Out of this story we can see the importance of knowing that following every victory in life comes moments of attack. You can be certain that where there is blessing there will be blasting. With victory comes vigilant attacks. A.W. Pink wrote:
“The devil is depicted in the scriptures both as the roaring lion and the subtle serpent. As a lion he uses force and seeks to terrorize; as the serpent he employs cunning and endeavors to poison and corrupt.”
As you come down from the mountains be aware of the coming attacks. Maybe they will come as a frontal assault or, more likely, they will be in the form of a subversive murmur. Regardless, you will be your best when you respond rather than react. Listen before you speak, and pray always for God’s strength in your weakness.

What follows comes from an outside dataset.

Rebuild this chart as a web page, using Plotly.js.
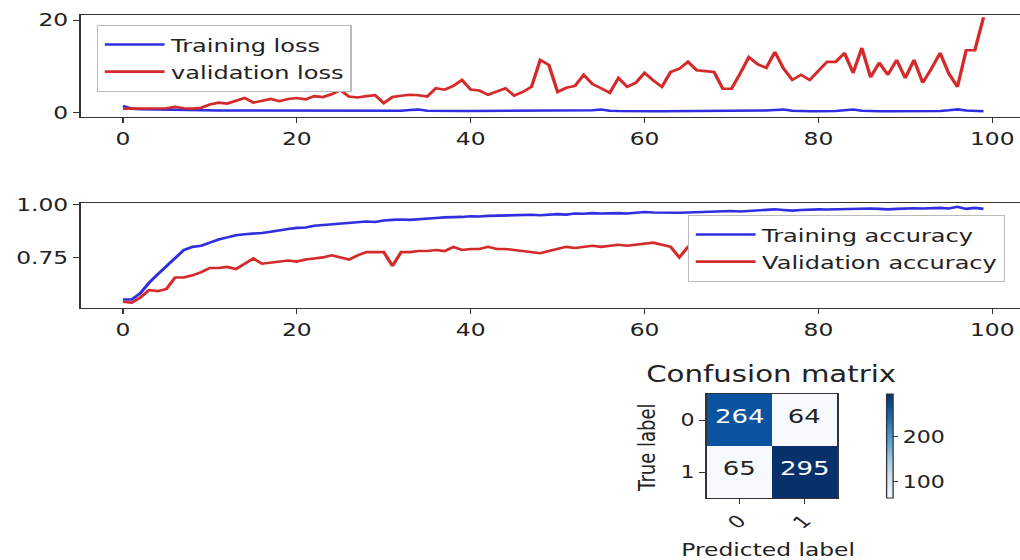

Read these words from the Apostle Paul:
I was given a thorn in my flesh, a messenger from Satan to torment me and keep me from becoming proud.Three different times I begged the Lord to take it away. Each time he said, “My grace is all you need. My power works best in weakness.” So now I am glad to boast about my weaknesses, so that the power of Christ can work through me. That’s why I take pleasure in my weaknesses, and in the insults, hardships, persecutions, and troubles that I suffer for Christ. For when I am weak, then I am strong. (2 Corinthians 12:7b-10 NLT)
Remember, it’s easy on the mountain top, it’s tough in the valley. Yet, it is in the valley experiences that the love, strength, power, glory, grace, and sufficiency of Christ is built into our lives. Keep walking through the valley … another mountain is just ahead.